SET EXERCISE ::
Drop every picture, then transcribe the remaining data exactly.

......

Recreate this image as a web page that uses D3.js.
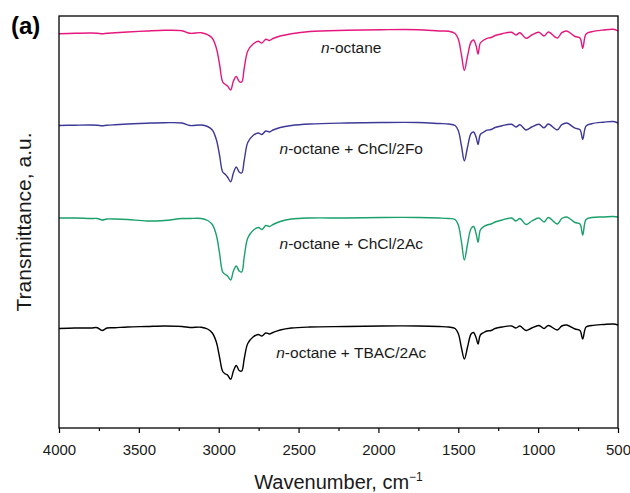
<!DOCTYPE html>
<html>
<head>
<meta charset="utf-8">
<script src="https://cdn.jsdelivr.net/npm/d3@7"></script>
<style>
  body { margin: 0; background: #fff; }
  svg { display: block; font-family: "Liberation Sans", Arial, sans-serif; }
</style>
</head>
<body>
<div id="graph"></div>
<script>
// FTIR spectra, wavenumber grid shared by all four traces (cm-1)
const wavenumbers = [4000, 3900, 3800, 3760, 3730, 3700, 3650, 3570, 3450, 3340, 3230, 3180, 3110, 3070,
  3040, 3015, 2995, 2975, 2958, 2945, 2925, 2908, 2890, 2872, 2856, 2840, 2818, 2785, 2752, 2730, 2705,
  2682, 2660, 2615, 2545, 2430, 2200, 1980, 1750, 1620, 1560, 1520, 1500, 1480, 1462, 1442, 1420, 1404,
  1388, 1376, 1362, 1340, 1320, 1295, 1270, 1225, 1166, 1139, 1114, 1076, 1040, 995, 963, 936, 880, 852,
  821, 769, 738, 721, 700, 665, 592, 529, 500];

// transmittance, a.u. (traces stacked)
const octane = [394.3, 394.7, 395, 394.7, 394.3, 394.7, 395.3, 396, 397, 397.7, 397.3, 394.7, 395.3, 393.3,
  389.7, 380, 364, 346, 343.5, 342, 338, 347, 351.5, 346.5, 346, 360, 377, 384, 386.7, 385, 388.7,
  387.5, 389.5, 392, 394.3, 396.5, 397.7, 398.3, 398.3, 397, 396.7, 394.5, 389, 373, 357.5, 372, 386, 388,
  382, 374, 385, 388, 389.7, 390.5, 392.5, 394.3, 395.7, 393, 395.3, 389.7, 393, 395.7, 392, 396, 390, 395.3,
  397, 391.5, 390, 379.7, 394, 396.3, 398, 398.7, 397];

const octaneChCl2Fo = [302.5, 302.8, 303, 302.8, 302.3, 302.8, 303.3, 304, 304.8, 305.3, 305, 302.5, 303, 301.5,
  298, 288.5, 273, 256, 253.5, 251, 246.3, 255, 261, 256, 255, 268, 285.5, 292.5, 295, 293.5, 297,
  296, 298, 300.5, 302.5, 304, 305, 305.5, 305.5, 304.5, 304, 302.5, 297.5, 282, 267, 281, 294.5, 296,
  290.5, 283.5, 293.5, 296, 297.8, 298.5, 300.5, 302.3, 303.7, 301, 303.3, 298, 301, 303.7, 300.2, 304, 298.2, 303.3,
  305, 299.8, 298.3, 288.7, 302, 304.3, 305.8, 306.5, 305];

const octaneChCl2Ac = [210, 210, 209.5, 209.5, 208, 209, 209, 208.5, 207, 207.5, 209.5, 209.5, 209.5, 207.5,
  203.5, 193, 175, 156, 153.5, 152, 148, 157, 162, 157, 156, 171.5, 190, 197.5, 200.5, 198.5, 202.5,
  201.5, 203.5, 206.5, 209, 210, 210, 210.5, 210.5, 210, 209.5, 208.5, 203, 186, 168, 184, 199.5, 201.5,
  194, 185.7, 198, 201.5, 203, 204, 206, 208, 210, 207, 209.5, 203.5, 207, 210, 206, 210.5, 204, 209.5,
  211, 205.5, 204, 193, 208.5, 210.5, 211, 211.5, 211];

const octaneTBAC2Ac = [99.5, 100, 100, 100.3, 97.5, 100, 100.3, 101, 101.5, 102, 101.5, 100.5, 100.8, 99,
  95, 86, 71, 56.5, 54, 53, 48.7, 57, 62.5, 57.5, 57, 69.5, 84.5, 91, 93.5, 92, 95,
  94, 95.5, 98, 100, 101, 101.5, 102, 102, 101.5, 101, 99.5, 94.5, 80, 69, 81, 94, 95.5,
  90, 84, 93, 95.5, 97, 97.5, 99.5, 101, 102, 100, 102, 97.5, 100, 102.5, 99.5, 102.5, 98, 102,
  103, 99, 97.5, 89, 101, 102.5, 103.5, 104, 103];

const seriesNames = ['n-octane', 'n-octane + ChCl/2Fo', 'n-octane + ChCl/2Ac', 'n-octane + TBAC/2Ac'];
const seriesColors = ['#e5177d', '#3e3896', '#19a06b', '#000000'];
const seriesValues = [octane, octaneChCl2Fo, octaneChCl2Ac, octaneTBAC2Ac];
// label anchor: wavenumber and a.u. level
const labelLevels = [375, 274, 179.5, 70];
const labelWavenumber = 2170;

const majorTicks = [4000, 3500, 3000, 2500, 2000, 1500, 1000, 500];
const minorTicks = [3750, 3250, 2750, 2250, 1750, 1250, 750];

const margin = {top: 16, right: 12, bottom: 65, left: 59},
  width = 630 - margin.left - margin.right,
  height = 493 - margin.top - margin.bottom;

const x = d3.scaleLinear().domain([4000, 500]).range([0, width]);
const y = d3.scaleLinear().domain([0, height]).range([height, 0]);

const svg = d3.select('#graph')
  .append('svg')
  .attr('width', 630)
  .attr('height', 493)
  .append('g')
  .attr('transform', `translate(${margin.left},${margin.top})`);

// spectra
const line = d3.line()
  .x(d => x(d[0]))
  .y(d => y(d[1]))
  .curve(d3.curveCatmullRom.alpha(0.5));

seriesValues.forEach((vals, i) => {
  svg.append('path')
    .datum(wavenumbers.map((w, j) => [w, vals[j]]))
    .attr('fill', 'none')
    .attr('stroke', seriesColors[i])
    .attr('stroke-width', 1.4)
    .attr('stroke-linejoin', 'round')
    .attr('d', line);
});

// trace labels, n in italics
seriesNames.forEach((name, i) => {
  const t = svg.append('text')
    .attr('x', x(labelWavenumber))
    .attr('y', y(labelLevels[i]))
    .attr('text-anchor', 'middle')
    .attr('font-size', '15.5px')
    .attr('fill', '#1a1a1a');
  t.append('tspan').attr('font-style', 'italic').text('n');
  t.append('tspan').text(name.slice(1));
});

// x axis
svg.append('g')
  .attr('transform', `translate(0,${height})`)
  .call(d3.axisBottom(x).tickValues(minorTicks).tickSize(3).tickFormat(''))
  .call(g => g.select('.domain').remove())
  .call(g => g.selectAll('line').attr('stroke-width', 1.2));

svg.append('g')
  .attr('transform', `translate(0,${height})`)
  .call(d3.axisBottom(x).tickValues(majorTicks).tickSize(5).tickPadding(11).tickFormat(d3.format('d')))
  .call(g => g.select('.domain').remove())
  .call(g => g.selectAll('line').attr('stroke-width', 1.2))
  .call(g => g.selectAll('text')
    .attr('font-size', '15px')
    .attr('font-family', '"Liberation Sans", Arial, sans-serif')
    .attr('fill', '#1a1a1a'));

// frame
svg.append('rect')
  .attr('width', width)
  .attr('height', height)
  .attr('fill', 'none')
  .attr('stroke', '#000')
  .attr('stroke-width', 1.3);

// axis titles
const xt = svg.append('text')
  .attr('x', width / 2)
  .attr('y', height + 61)
  .attr('text-anchor', 'middle')
  .attr('font-size', '20px')
  .attr('fill', '#1a1a1a')
  .text('Wavenumber, cm');
xt.append('tspan')
  .attr('dy', -8)
  .attr('font-size', '12px')
  .text('\u22121');

svg.append('text')
  .attr('transform', `translate(${-28.5},${height / 2}) rotate(-90)`)
  .attr('text-anchor', 'middle')
  .attr('font-size', '21px')
  .attr('fill', '#1a1a1a')
  .text('Transmittance, a.u.');

// panel letter
svg.append('text')
  .attr('x', -48)
  .attr('y', 18)
  .attr('font-size', '24px')
  .attr('font-weight', 'bold')
  .text('(a)');
</script>
</body>
</html>
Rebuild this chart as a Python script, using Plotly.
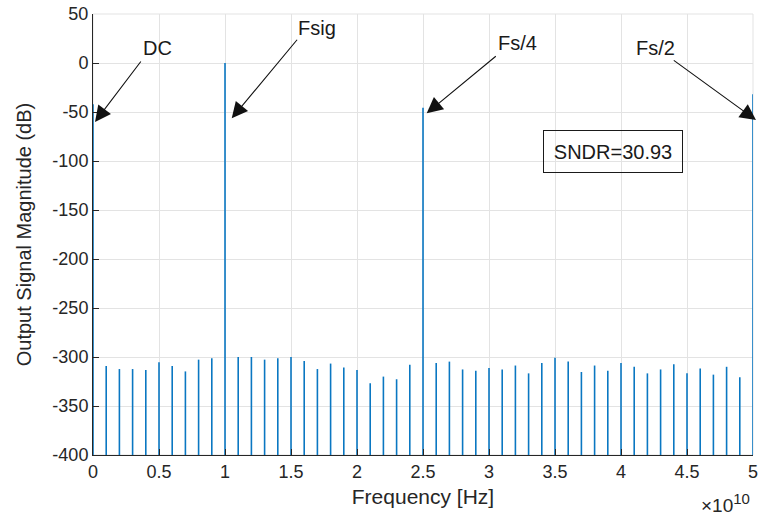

......

SOLUTION TO THE PROBLEM ::
Recreate this image as a web page that uses D3.js.
<!DOCTYPE html>
<html>
<head>
<meta charset="utf-8">
<script src="https://cdn.jsdelivr.net/npm/d3@7"></script>
<style>
  body { margin: 0; background: #fff; }
  svg { display: block; font-family: "Liberation Sans", Arial, sans-serif; }
</style>
</head>
<body>
<div id="graph"></div>
<script>
// FTIR spectra, wavenumber grid shared by all four traces (cm-1)
const wavenumbers = [4000, 3900, 3800, 3760, 3730, 3700, 3650, 3570, 3450, 3340, 3230, 3180, 3110, 3070,
  3040, 3015, 2995, 2975, 2958, 2945, 2925, 2908, 2890, 2872, 2856, 2840, 2818, 2785, 2752, 2730, 2705,
  2682, 2660, 2615, 2545, 2430, 2200, 1980, 1750, 1620, 1560, 1520, 1500, 1480, 1462, 1442, 1420, 1404,
  1388, 1376, 1362, 1340, 1320, 1295, 1270, 1225, 1166, 1139, 1114, 1076, 1040, 995, 963, 936, 880, 852,
  821, 769, 738, 721, 700, 665, 592, 529, 500];

// transmittance, a.u. (traces stacked)
const octane = [394.3, 394.7, 395, 394.7, 394.3, 394.7, 395.3, 396, 397, 397.7, 397.3, 394.7, 395.3, 393.3,
  389.7, 380, 364, 346, 343.5, 342, 338, 347, 351.5, 346.5, 346, 360, 377, 384, 386.7, 385, 388.7,
  387.5, 389.5, 392, 394.3, 396.5, 397.7, 398.3, 398.3, 397, 396.7, 394.5, 389, 373, 357.5, 372, 386, 388,
  382, 374, 385, 388, 389.7, 390.5, 392.5, 394.3, 395.7, 393, 395.3, 389.7, 393, 395.7, 392, 396, 390, 395.3,
  397, 391.5, 390, 379.7, 394, 396.3, 398, 398.7, 397];

const octaneChCl2Fo = [302.5, 302.8, 303, 302.8, 302.3, 302.8, 303.3, 304, 304.8, 305.3, 305, 302.5, 303, 301.5,
  298, 288.5, 273, 256, 253.5, 251, 246.3, 255, 261, 256, 255, 268, 285.5, 292.5, 295, 293.5, 297,
  296, 298, 300.5, 302.5, 304, 305, 305.5, 305.5, 304.5, 304, 302.5, 297.5, 282, 267, 281, 294.5, 296,
  290.5, 283.5, 293.5, 296, 297.8, 298.5, 300.5, 302.3, 303.7, 301, 303.3, 298, 301, 303.7, 300.2, 304, 298.2, 303.3,
  305, 299.8, 298.3, 288.7, 302, 304.3, 305.8, 306.5, 305];

const octaneChCl2Ac = [210, 210, 209.5, 209.5, 208, 209, 209, 208.5, 207, 207.5, 209.5, 209.5, 209.5, 207.5,
  203.5, 193, 175, 156, 153.5, 152, 148, 157, 162, 157, 156, 171.5, 190, 197.5, 200.5, 198.5, 202.5,
  201.5, 203.5, 206.5, 209, 210, 210, 210.5, 210.5, 210, 209.5, 208.5, 203, 186, 168, 184, 199.5, 201.5,
  194, 185.7, 198, 201.5, 203, 204, 206, 208, 210, 207, 209.5, 203.5, 207, 210, 206, 210.5, 204, 209.5,
  211, 205.5, 204, 193, 208.5, 210.5, 211, 211.5, 211];

const octaneTBAC2Ac = [99.5, 100, 100, 100.3, 97.5, 100, 100.3, 101, 101.5, 102, 101.5, 100.5, 100.8, 99,
  95, 86, 71, 56.5, 54, 53, 48.7, 57, 62.5, 57.5, 57, 69.5, 84.5, 91, 93.5, 92, 95,
  94, 95.5, 98, 100, 101, 101.5, 102, 102, 101.5, 101, 99.5, 94.5, 80, 69, 81, 94, 95.5,
  90, 84, 93, 95.5, 97, 97.5, 99.5, 101, 102, 100, 102, 97.5, 100, 102.5, 99.5, 102.5, 98, 102,
  103, 99, 97.5, 89, 101, 102.5, 103.5, 104, 103];

const seriesNames = ['n-octane', 'n-octane + ChCl/2Fo', 'n-octane + ChCl/2Ac', 'n-octane + TBAC/2Ac'];
const seriesColors = ['#e5177d', '#3e3896', '#19a06b', '#000000'];
const seriesValues = [octane, octaneChCl2Fo, octaneChCl2Ac, octaneTBAC2Ac];
// label anchor: wavenumber and a.u. level
const labelLevels = [375, 274, 179.5, 70];
const labelWavenumber = 2170;

const majorTicks = [4000, 3500, 3000, 2500, 2000, 1500, 1000, 500];
const minorTicks = [3750, 3250, 2750, 2250, 1750, 1250, 750];

const margin = {top: 16, right: 12, bottom: 65, left: 59},
  width = 630 - margin.left - margin.right,
  height = 493 - margin.top - margin.bottom;

const x = d3.scaleLinear().domain([4000, 500]).range([0, width]);
const y = d3.scaleLinear().domain([0, height]).range([height, 0]);

const svg = d3.select('#graph')
  .append('svg')
  .attr('width', 630)
  .attr('height', 493)
  .append('g')
  .attr('transform', `translate(${margin.left},${margin.top})`);

// spectra
const line = d3.line()
  .x(d => x(d[0]))
  .y(d => y(d[1]))
  .curve(d3.curveCatmullRom.alpha(0.5));

seriesValues.forEach((vals, i) => {
  svg.append('path')
    .datum(wavenumbers.map((w, j) => [w, vals[j]]))
    .attr('fill', 'none')
    .attr('stroke', seriesColors[i])
    .attr('stroke-width', 1.4)
    .attr('stroke-linejoin', 'round')
    .attr('d', line);
});

// trace labels, n in italics
seriesNames.forEach((name, i) => {
  const t = svg.append('text')
    .attr('x', x(labelWavenumber))
    .attr('y', y(labelLevels[i]))
    .attr('text-anchor', 'middle')
    .attr('font-size', '15.5px')
    .attr('fill', '#1a1a1a');
  t.append('tspan').attr('font-style', 'italic').text('n');
  t.append('tspan').text(name.slice(1));
});

// x axis
svg.append('g')
  .attr('transform', `translate(0,${height})`)
  .call(d3.axisBottom(x).tickValues(minorTicks).tickSize(3).tickFormat(''))
  .call(g => g.select('.domain').remove())
  .call(g => g.selectAll('line').attr('stroke-width', 1.2));

svg.append('g')
  .attr('transform', `translate(0,${height})`)
  .call(d3.axisBottom(x).tickValues(majorTicks).tickSize(5).tickPadding(11).tickFormat(d3.format('d')))
  .call(g => g.select('.domain').remove())
  .call(g => g.selectAll('line').attr('stroke-width', 1.2))
  .call(g => g.selectAll('text')
    .attr('font-size', '15px')
    .attr('font-family', '"Liberation Sans", Arial, sans-serif')
    .attr('fill', '#1a1a1a'));

// frame
svg.append('rect')
  .attr('width', width)
  .attr('height', height)
  .attr('fill', 'none')
  .attr('stroke', '#000')
  .attr('stroke-width', 1.3);

// axis titles
const xt = svg.append('text')
  .attr('x', width / 2)
  .attr('y', height + 61)
  .attr('text-anchor', 'middle')
  .attr('font-size', '20px')
  .attr('fill', '#1a1a1a')
  .text('Wavenumber, cm');
xt.append('tspan')
  .attr('dy', -8)
  .attr('font-size', '12px')
  .text('\u22121');

svg.append('text')
  .attr('transform', `translate(${-28.5},${height / 2}) rotate(-90)`)
  .attr('text-anchor', 'middle')
  .attr('font-size', '21px')
  .attr('fill', '#1a1a1a')
  .text('Transmittance, a.u.');

// panel letter
svg.append('text')
  .attr('x', -48)
  .attr('y', 18)
  .attr('font-size', '24px')
  .attr('font-weight', 'bold')
  .text('(a)');
</script>
</body>
</html>
Rebuild this chart as a Python script, using Plotly.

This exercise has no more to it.